La cour a examiné si la prévention de trafic d’êtres humains était avérée pour chaque trajet. En ce qui concerne les quatre chauffeurs de taxi, la cour a estimé qu’il était prouvé qu’ils étaient au courant des activités de trafic et qu’ils étaient donc coupables en tant que coauteurs. Les quatre chauffeurs de taxi ont été condamnés à des peines nettement plus légères qu’en première instance, à savoir des peines d’emprisonnement d’un an ou de deux ans avec sursis total (au lieu de peines d’emprisonnement effectives de trois ans, quatre ans et sept ans) et des amendes avec sursis quasi total.

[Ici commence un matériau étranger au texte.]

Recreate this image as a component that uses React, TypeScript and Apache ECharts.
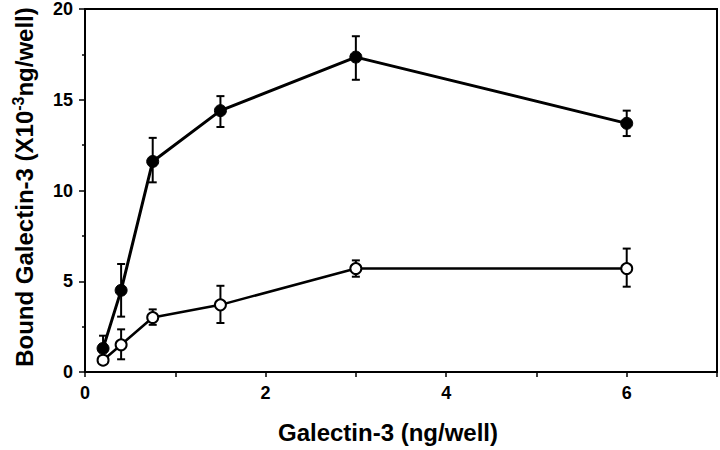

En ce qui concerne les trois autres chauffeurs de taxi acquittés en première instance, la cour a confirmé l’acquittement. Un chauffeur de taxi condamné en première instance a été acquitté. Selon la cour, ce chauffeur de taxi s’est douté, après trois courses, que quelque chose n’allait pas et a donc immédiatement cessé de collaborer.

Les membres de la famille qui s’étaient constitués parties civiles ont obtenu entre 6.500 et 13.250 euros à titre de dommages et intérêts de la part des personnes condamnées. Myria et PAG-ASA ont à nouveau obtenu chacun une indemnisation de 5.000 euros.